Sunday, July 4, 2010

Q & A with Craig Hickman

After my recent post about Craig Hickman's work, I caught up with him to chat about Facebook, his latest work, and how not to sell photographs.

Photobooth self-portraits, 1979, Craig Hickman

B: I'm curious about your distribution model. What gave you the idea of giving away prints? How is it working out?

C: It dawned on me that I was spending a great deal of my life working on photography and I had a very small, if any, audience. When things went digital it became much easier to make prints. It seemed much better to have my prints in somebody else's box in a drawer than in my box in a drawer. It also became clear to me that probably the fate of photography, because it was now digital, would be that of music with mp3 file sharing.

B: Do people ever refuse to take them on the grounds there must be a catch?

C: I think at first people do wonder what the catch is, but soon realize that I really mean it. A few months ago when I was doing a residency in Portland I was giving two pictures a week away. I had a number of extra prints and I told a couple of people they could have any they wanted. They were reluctant to take more than a couple. After I told them that any left over would go into the shredder, they took them all.

Colleen, 1967, Craig Hickman

B: I think a lot of photographers shoot themselves in the foot charging $500 for a print with very limited audience. But for me it's intriguing to wonder if that $500 price tag actually promotes distribution. The question is, if the same print was free would people take? Or is the $500 tag a sort of seal of official value? Along the same line of thought, maybe the thing to do is charge $10,000 to show the print is really desirable. Which of course some folks do.
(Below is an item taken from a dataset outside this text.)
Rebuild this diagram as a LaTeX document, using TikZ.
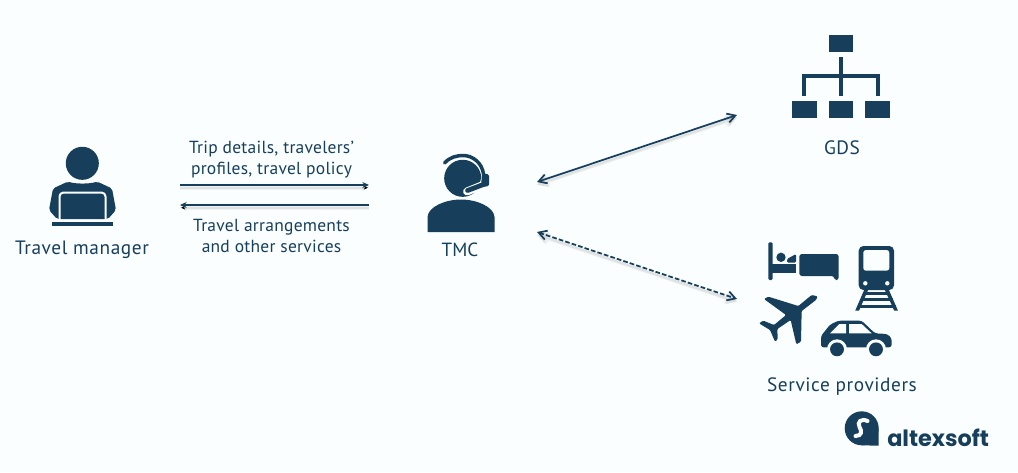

I've tried all the strategies myself. I give many prints away through my blog, and in gallery shows I've charged anywhere from free to $12,000 with about the same results. You're the only other person I know doing the free route and I'm actually surprised more photographers don't, since most people —both photographers and potential buyers— realize that the marginal cost of producing a digital print now is virtually nothing.

C: The problem with charging $500 is that you then need some kind of distribution system, like a gallery. When you give them away you can do that in all sorts of way.

B: You can give them away free in galleries but the galleries don't like it much.

C: That is true, but from my experience most photographers don't have gallery representation. They always hope that one day they will so they leave the prints in the box in their drawer. If your prints do become valuable you can always stop giving them away and start charging.

B: It's ironic. Galleries are supposed to help facilitate the distribution of art but they can actually block it from being acquired by incubating inflated prices.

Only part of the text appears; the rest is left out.